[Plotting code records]
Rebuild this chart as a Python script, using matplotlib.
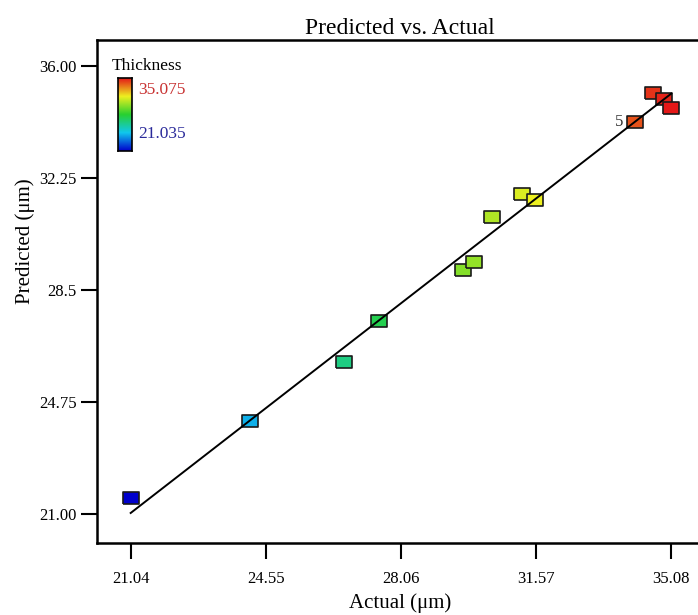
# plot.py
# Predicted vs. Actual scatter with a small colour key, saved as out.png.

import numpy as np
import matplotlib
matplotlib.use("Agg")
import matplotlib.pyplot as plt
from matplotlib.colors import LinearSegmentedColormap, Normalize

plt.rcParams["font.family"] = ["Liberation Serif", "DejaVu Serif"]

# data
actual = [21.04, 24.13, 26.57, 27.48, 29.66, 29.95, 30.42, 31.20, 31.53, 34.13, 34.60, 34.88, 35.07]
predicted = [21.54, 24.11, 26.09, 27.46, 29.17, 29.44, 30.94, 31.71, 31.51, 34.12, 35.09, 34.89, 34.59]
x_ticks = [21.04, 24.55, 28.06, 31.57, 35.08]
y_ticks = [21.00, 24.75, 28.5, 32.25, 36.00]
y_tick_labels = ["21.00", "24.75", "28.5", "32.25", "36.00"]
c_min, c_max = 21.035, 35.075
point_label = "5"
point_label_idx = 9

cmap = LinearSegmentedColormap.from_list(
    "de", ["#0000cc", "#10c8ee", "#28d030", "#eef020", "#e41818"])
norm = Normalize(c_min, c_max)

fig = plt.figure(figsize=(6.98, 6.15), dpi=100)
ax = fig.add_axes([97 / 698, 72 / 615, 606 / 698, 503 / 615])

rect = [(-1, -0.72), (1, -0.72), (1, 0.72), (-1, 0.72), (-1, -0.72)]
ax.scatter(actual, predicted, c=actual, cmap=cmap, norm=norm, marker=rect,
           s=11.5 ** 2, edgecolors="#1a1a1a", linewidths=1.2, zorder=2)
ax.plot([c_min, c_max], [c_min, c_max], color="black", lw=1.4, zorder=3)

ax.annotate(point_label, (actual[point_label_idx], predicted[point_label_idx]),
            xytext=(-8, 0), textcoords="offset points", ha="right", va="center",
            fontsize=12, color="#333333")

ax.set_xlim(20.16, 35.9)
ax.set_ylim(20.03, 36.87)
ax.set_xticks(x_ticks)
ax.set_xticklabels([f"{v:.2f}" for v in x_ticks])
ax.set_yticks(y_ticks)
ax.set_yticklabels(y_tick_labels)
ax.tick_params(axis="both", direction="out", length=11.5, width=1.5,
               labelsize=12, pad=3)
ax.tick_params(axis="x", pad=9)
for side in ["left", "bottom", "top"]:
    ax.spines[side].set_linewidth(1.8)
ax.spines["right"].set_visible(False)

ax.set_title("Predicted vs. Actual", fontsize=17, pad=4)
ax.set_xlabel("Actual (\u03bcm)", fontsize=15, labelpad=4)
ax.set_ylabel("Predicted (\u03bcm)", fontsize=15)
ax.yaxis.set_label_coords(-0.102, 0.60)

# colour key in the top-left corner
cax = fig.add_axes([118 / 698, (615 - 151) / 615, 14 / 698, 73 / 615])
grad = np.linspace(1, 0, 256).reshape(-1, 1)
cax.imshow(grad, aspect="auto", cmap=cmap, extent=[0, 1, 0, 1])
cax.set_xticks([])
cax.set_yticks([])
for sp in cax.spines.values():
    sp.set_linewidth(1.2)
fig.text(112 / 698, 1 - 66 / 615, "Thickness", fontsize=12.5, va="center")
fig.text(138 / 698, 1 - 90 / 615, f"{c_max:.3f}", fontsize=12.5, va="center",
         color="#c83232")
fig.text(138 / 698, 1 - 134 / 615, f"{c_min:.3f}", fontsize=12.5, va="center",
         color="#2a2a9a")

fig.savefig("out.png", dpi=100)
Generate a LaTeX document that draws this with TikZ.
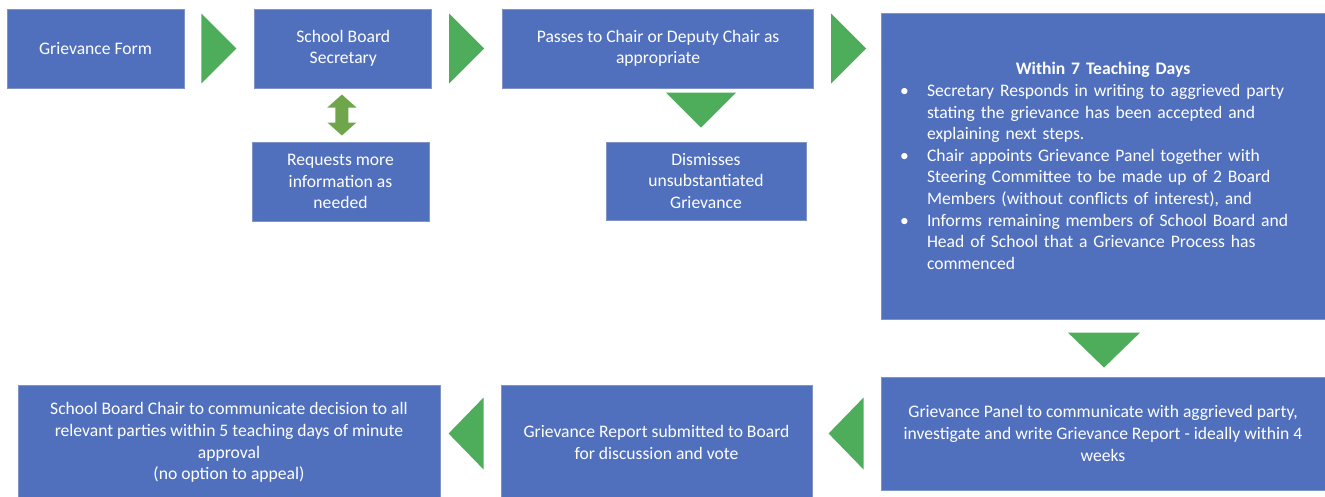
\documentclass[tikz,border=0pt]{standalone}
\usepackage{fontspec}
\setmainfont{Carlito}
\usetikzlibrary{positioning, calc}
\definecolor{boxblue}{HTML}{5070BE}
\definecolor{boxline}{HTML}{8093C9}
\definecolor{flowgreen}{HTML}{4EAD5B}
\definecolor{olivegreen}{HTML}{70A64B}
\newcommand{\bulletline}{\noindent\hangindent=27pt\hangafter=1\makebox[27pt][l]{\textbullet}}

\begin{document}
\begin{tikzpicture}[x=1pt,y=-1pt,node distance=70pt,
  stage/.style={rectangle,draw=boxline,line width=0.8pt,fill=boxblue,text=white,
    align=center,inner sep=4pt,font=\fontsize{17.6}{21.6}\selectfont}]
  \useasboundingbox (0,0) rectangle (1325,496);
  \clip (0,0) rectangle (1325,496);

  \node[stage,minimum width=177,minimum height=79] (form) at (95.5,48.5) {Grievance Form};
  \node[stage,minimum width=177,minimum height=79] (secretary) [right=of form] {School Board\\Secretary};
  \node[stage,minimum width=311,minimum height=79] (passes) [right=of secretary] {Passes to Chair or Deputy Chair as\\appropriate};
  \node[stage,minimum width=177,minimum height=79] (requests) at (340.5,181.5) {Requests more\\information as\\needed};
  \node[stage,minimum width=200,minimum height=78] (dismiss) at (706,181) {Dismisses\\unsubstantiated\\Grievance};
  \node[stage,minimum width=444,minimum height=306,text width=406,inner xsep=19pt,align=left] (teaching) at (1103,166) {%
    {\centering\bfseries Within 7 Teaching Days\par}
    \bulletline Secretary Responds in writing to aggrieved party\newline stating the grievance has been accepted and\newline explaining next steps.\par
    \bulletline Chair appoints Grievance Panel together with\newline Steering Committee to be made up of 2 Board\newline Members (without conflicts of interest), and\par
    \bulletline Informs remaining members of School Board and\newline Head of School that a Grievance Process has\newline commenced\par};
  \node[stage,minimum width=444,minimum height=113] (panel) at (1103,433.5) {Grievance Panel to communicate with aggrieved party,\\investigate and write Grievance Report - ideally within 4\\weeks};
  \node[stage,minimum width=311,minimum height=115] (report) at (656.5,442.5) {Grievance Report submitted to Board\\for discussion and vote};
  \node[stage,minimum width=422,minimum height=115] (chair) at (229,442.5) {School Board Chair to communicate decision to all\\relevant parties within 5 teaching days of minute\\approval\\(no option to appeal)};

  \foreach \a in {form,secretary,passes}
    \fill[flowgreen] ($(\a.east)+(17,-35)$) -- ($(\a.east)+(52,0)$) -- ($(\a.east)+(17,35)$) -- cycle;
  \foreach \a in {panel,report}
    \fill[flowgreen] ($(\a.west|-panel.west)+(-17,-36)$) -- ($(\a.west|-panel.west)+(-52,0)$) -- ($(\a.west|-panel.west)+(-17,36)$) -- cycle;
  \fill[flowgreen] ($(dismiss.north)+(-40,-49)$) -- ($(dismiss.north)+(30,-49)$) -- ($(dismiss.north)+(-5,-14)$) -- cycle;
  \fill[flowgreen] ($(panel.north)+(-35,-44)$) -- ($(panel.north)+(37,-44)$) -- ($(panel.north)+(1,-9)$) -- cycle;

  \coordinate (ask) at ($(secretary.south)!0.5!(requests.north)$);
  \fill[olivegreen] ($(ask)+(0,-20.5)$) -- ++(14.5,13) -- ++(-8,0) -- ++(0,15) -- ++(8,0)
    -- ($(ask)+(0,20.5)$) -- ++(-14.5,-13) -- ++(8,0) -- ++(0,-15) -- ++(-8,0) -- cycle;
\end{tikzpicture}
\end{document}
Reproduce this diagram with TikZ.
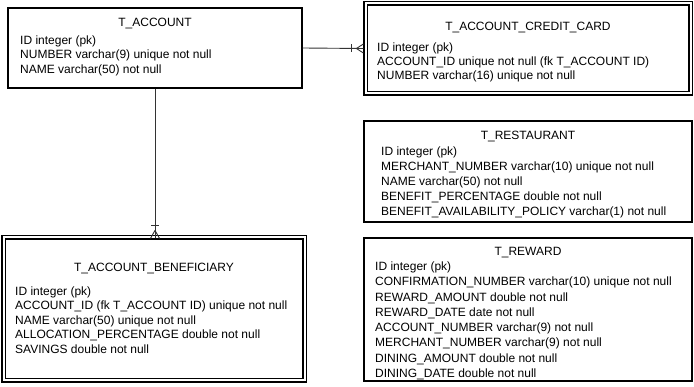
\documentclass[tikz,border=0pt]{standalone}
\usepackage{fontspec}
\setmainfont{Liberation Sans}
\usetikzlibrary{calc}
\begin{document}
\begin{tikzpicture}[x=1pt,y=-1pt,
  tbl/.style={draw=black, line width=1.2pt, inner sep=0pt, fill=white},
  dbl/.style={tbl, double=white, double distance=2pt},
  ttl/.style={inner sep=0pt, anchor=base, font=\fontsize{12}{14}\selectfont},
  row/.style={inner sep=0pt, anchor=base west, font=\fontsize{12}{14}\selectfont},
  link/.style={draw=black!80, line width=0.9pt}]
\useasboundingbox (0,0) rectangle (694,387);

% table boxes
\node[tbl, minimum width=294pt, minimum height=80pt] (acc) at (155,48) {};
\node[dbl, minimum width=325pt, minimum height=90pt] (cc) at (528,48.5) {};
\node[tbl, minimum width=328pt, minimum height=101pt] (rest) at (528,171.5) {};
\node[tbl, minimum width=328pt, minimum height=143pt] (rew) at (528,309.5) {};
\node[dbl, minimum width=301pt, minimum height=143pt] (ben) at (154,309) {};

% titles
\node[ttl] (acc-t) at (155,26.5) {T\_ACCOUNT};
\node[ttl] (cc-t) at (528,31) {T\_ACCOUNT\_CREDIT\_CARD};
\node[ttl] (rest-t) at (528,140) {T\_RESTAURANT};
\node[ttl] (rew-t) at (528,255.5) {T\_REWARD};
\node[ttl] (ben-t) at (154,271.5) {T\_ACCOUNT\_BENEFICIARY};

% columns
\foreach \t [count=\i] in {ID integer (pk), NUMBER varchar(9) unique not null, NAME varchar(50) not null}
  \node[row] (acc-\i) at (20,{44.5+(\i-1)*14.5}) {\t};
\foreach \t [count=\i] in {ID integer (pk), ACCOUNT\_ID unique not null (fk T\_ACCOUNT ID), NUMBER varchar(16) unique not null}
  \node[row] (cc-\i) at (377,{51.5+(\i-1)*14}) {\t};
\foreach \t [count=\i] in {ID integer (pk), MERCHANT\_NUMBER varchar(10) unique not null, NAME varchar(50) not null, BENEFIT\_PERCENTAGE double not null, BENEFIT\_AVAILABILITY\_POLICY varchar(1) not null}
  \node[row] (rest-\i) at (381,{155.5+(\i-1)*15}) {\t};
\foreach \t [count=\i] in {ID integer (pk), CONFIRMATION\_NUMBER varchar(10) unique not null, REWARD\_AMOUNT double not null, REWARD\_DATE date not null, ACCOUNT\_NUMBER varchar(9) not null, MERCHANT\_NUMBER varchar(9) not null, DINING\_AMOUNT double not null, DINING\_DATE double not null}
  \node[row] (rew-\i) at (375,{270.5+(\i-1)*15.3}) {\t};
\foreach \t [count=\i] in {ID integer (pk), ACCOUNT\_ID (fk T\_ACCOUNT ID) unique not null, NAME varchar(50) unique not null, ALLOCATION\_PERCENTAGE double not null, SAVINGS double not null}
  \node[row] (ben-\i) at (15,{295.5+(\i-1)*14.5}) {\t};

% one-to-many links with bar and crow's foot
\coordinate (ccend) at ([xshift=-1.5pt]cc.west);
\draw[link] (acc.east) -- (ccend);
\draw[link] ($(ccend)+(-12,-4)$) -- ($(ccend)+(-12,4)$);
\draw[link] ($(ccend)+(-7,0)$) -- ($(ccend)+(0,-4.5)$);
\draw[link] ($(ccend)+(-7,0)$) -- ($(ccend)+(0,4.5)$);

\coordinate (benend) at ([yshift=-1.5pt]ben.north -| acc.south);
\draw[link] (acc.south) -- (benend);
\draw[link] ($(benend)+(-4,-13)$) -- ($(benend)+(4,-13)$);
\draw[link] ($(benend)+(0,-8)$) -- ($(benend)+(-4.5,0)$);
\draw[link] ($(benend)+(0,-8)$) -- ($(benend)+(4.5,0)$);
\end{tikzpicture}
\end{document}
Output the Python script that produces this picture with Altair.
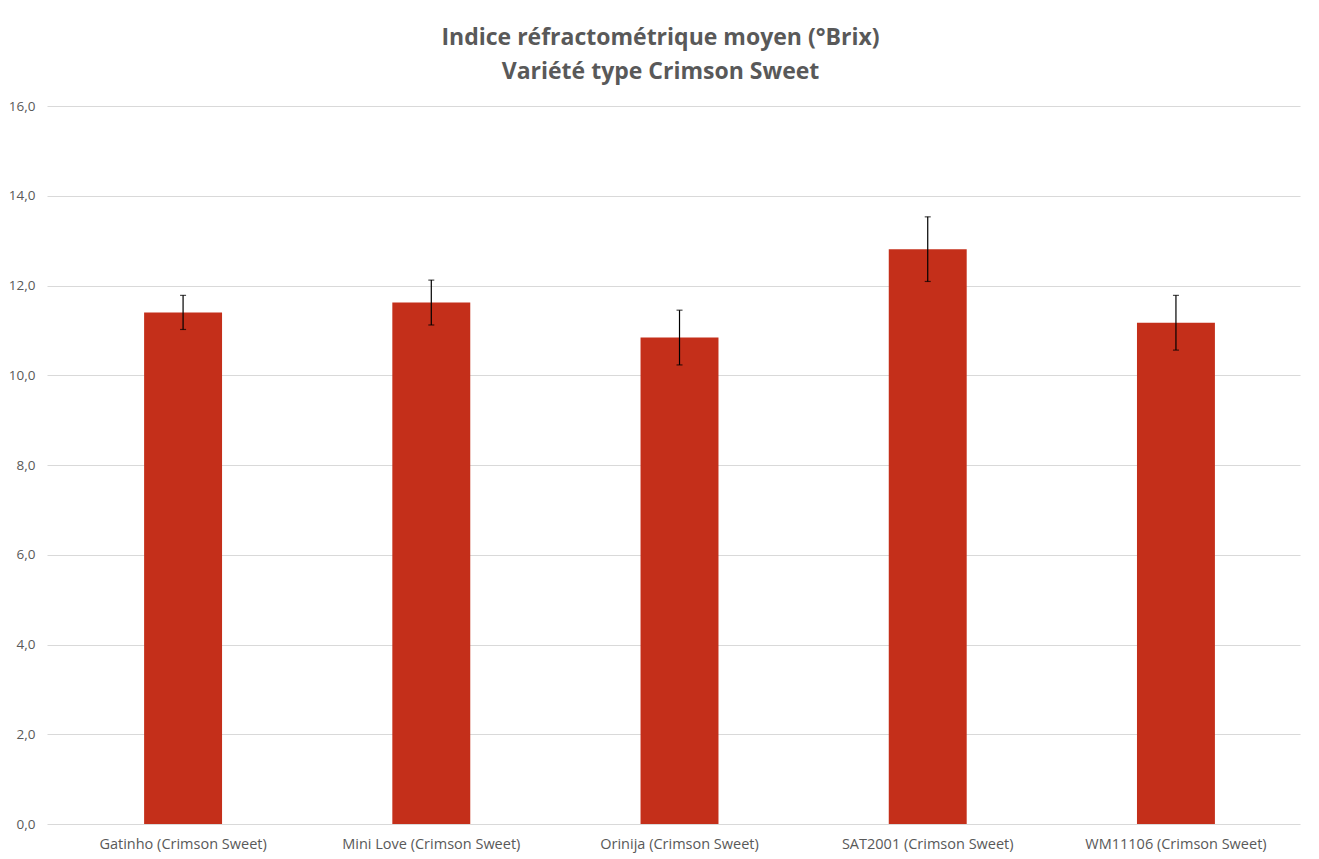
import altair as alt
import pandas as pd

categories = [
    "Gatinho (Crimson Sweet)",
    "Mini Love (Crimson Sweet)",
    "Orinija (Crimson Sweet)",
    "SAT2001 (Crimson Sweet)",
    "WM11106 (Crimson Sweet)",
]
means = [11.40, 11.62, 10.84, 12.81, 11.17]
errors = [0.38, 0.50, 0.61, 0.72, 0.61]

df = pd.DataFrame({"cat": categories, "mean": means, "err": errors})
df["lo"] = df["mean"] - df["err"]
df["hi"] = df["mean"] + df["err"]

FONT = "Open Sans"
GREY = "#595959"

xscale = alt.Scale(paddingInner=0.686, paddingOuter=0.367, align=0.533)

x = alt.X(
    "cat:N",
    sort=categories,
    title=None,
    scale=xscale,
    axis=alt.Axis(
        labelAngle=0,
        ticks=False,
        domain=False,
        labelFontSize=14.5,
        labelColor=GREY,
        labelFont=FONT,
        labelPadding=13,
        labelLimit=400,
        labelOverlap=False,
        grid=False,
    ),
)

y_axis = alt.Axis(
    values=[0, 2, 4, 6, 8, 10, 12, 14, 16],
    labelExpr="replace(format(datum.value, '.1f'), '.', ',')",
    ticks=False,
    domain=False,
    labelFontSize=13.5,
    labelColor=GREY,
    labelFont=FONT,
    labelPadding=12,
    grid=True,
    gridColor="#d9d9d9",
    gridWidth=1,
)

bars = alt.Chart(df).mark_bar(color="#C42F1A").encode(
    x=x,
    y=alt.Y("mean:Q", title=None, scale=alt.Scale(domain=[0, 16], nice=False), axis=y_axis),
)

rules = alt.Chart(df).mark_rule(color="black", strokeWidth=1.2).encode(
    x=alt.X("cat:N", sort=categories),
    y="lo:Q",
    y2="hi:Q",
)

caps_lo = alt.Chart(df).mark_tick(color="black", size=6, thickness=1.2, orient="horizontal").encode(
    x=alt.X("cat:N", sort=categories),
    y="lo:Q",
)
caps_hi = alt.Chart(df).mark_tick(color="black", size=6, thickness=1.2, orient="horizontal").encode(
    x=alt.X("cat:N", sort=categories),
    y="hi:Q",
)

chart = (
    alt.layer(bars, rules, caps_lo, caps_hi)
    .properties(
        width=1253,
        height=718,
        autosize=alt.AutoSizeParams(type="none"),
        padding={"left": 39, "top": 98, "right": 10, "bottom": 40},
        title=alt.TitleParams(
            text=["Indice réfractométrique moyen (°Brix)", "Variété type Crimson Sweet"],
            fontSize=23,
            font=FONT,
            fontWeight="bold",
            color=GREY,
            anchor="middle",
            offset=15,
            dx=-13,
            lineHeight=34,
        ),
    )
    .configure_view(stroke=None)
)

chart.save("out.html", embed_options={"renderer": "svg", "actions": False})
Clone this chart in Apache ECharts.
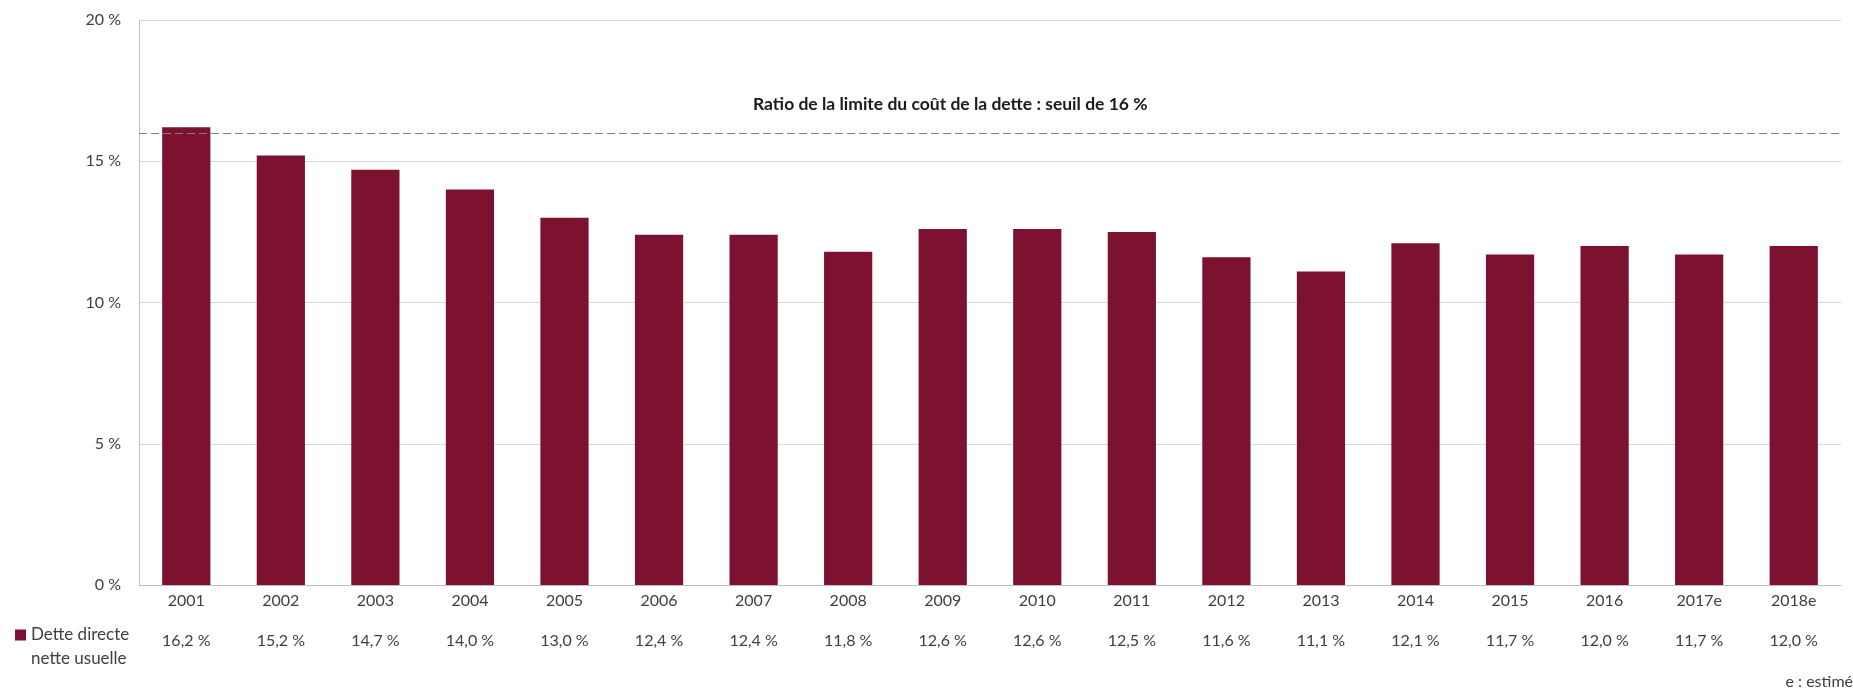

## TASK GOAL:
Take the lines above starting at the one containing "Output the Python" and ending at the one containing "errors = [0.38, 0.50, 0.61, 0.72, 0.61]", and print them again exactly, without pictures.

## FINAL RESULT:
Output the Python script that produces this picture with Altair.
import altair as alt
import pandas as pd

categories = [
    "Gatinho (Crimson Sweet)",
    "Mini Love (Crimson Sweet)",
    "Orinija (Crimson Sweet)",
    "SAT2001 (Crimson Sweet)",
    "WM11106 (Crimson Sweet)",
]
means = [11.40, 11.62, 10.84, 12.81, 11.17]
errors = [0.38, 0.50, 0.61, 0.72, 0.61]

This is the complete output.